### What you have to do
Restate, word for word, all of the material shown below.

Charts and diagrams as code
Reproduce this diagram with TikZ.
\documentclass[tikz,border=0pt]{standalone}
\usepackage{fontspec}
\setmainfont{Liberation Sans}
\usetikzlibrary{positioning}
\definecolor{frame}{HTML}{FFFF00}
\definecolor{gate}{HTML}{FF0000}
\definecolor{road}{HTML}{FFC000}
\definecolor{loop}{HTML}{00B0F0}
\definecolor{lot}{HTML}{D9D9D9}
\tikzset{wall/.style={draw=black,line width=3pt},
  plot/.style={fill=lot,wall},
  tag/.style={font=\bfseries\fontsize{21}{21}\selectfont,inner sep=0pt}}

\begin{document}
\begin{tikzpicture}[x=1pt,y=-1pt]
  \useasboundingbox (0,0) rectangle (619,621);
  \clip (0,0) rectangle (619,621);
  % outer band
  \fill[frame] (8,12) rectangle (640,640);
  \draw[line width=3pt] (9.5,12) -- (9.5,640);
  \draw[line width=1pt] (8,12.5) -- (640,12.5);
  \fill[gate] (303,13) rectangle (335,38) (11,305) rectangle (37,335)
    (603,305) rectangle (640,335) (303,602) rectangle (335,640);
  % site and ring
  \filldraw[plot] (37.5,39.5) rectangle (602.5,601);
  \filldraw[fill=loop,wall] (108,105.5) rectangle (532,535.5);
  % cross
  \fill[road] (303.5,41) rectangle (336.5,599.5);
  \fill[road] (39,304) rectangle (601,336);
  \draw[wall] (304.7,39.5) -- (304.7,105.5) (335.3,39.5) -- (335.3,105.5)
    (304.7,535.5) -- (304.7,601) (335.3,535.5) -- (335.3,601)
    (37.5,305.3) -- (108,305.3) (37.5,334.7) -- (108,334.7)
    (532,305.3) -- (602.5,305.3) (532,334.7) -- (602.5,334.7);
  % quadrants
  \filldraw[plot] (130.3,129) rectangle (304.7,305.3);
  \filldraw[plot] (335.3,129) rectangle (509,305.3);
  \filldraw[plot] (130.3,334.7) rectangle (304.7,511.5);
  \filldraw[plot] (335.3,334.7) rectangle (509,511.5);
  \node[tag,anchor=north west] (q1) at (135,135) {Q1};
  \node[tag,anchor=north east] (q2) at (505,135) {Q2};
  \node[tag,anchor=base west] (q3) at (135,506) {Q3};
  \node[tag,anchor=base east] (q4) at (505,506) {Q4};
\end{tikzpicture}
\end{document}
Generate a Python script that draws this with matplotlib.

### Output of the task
Reproduce this diagram with TikZ.
\documentclass[tikz,border=0pt]{standalone}
\usepackage{fontspec}
\setmainfont{Liberation Sans}
\usetikzlibrary{positioning}
\definecolor{frame}{HTML}{FFFF00}
\definecolor{gate}{HTML}{FF0000}
\definecolor{road}{HTML}{FFC000}
\definecolor{loop}{HTML}{00B0F0}
\definecolor{lot}{HTML}{D9D9D9}
\tikzset{wall/.style={draw=black,line width=3pt},
  plot/.style={fill=lot,wall},
  tag/.style={font=\bfseries\fontsize{21}{21}\selectfont,inner sep=0pt}}

\begin{document}
\begin{tikzpicture}[x=1pt,y=-1pt]
  \useasboundingbox (0,0) rectangle (619,621);
  \clip (0,0) rectangle (619,621);
  % outer band
  \fill[frame] (8,12) rectangle (640,640);
  \draw[line width=3pt] (9.5,12) -- (9.5,640);
  \draw[line width=1pt] (8,12.5) -- (640,12.5);
  \fill[gate] (303,13) rectangle (335,38) (11,305) rectangle (37,335)
    (603,305) rectangle (640,335) (303,602) rectangle (335,640);
  % site and ring
  \filldraw[plot] (37.5,39.5) rectangle (602.5,601);
  \filldraw[fill=loop,wall] (108,105.5) rectangle (532,535.5);
  % cross
  \fill[road] (303.5,41) rectangle (336.5,599.5);
  \fill[road] (39,304) rectangle (601,336);
  \draw[wall] (304.7,39.5) -- (304.7,105.5) (335.3,39.5) -- (335.3,105.5)
    (304.7,535.5) -- (304.7,601) (335.3,535.5) -- (335.3,601)
    (37.5,305.3) -- (108,305.3) (37.5,334.7) -- (108,334.7)
    (532,305.3) -- (602.5,305.3) (532,334.7) -- (602.5,334.7);
  % quadrants
  \filldraw[plot] (130.3,129) rectangle (304.7,305.3);
  \filldraw[plot] (335.3,129) rectangle (509,305.3);
  \filldraw[plot] (130.3,334.7) rectangle (304.7,511.5);
  \filldraw[plot] (335.3,334.7) rectangle (509,511.5);
  \node[tag,anchor=north west] (q1) at (135,135) {Q1};
  \node[tag,anchor=north east] (q2) at (505,135) {Q2};
  \node[tag,anchor=base west] (q3) at (135,506) {Q3};
  \node[tag,anchor=base east] (q4) at (505,506) {Q4};
\end{tikzpicture}
\end{document}
Generate a Python script that draws this with matplotlib.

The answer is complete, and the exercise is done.